- Stated problem
Copy out each line below that has the word "matplotlib" in it.

- Collected data
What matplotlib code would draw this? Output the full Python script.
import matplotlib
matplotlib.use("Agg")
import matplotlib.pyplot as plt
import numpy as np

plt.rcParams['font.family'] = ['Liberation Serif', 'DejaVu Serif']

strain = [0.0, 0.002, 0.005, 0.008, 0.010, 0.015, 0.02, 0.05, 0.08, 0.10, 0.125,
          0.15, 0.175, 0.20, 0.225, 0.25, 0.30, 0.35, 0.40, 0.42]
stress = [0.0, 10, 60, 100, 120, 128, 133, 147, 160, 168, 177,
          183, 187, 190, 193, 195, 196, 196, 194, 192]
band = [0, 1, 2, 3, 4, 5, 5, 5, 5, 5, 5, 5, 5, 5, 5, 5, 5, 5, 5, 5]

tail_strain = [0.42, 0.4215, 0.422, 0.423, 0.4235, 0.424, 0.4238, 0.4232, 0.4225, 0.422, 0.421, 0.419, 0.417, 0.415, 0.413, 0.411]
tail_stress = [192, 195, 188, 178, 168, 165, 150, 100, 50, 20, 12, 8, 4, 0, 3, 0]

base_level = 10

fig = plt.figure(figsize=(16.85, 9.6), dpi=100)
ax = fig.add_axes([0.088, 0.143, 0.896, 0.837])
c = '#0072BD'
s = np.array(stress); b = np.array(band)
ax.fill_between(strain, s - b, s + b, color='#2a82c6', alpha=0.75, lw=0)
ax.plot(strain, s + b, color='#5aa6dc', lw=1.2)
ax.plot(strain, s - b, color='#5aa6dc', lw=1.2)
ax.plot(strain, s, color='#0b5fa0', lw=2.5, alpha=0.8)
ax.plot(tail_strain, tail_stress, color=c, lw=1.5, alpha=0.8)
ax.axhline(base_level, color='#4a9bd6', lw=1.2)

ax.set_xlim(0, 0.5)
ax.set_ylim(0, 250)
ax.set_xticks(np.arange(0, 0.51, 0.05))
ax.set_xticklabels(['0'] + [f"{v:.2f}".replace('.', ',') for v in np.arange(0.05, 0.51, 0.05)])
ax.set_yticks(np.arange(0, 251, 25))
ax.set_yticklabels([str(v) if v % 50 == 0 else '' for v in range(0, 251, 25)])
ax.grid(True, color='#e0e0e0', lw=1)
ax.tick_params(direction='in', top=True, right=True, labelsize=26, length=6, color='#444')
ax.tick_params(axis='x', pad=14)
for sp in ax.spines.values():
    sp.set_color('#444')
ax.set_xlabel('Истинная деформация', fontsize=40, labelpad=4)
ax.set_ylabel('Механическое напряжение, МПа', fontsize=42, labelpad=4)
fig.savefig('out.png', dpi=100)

- Correct result
What matplotlib code would draw this? Output the full Python script.
import matplotlib
matplotlib.use("Agg")
import matplotlib.pyplot as plt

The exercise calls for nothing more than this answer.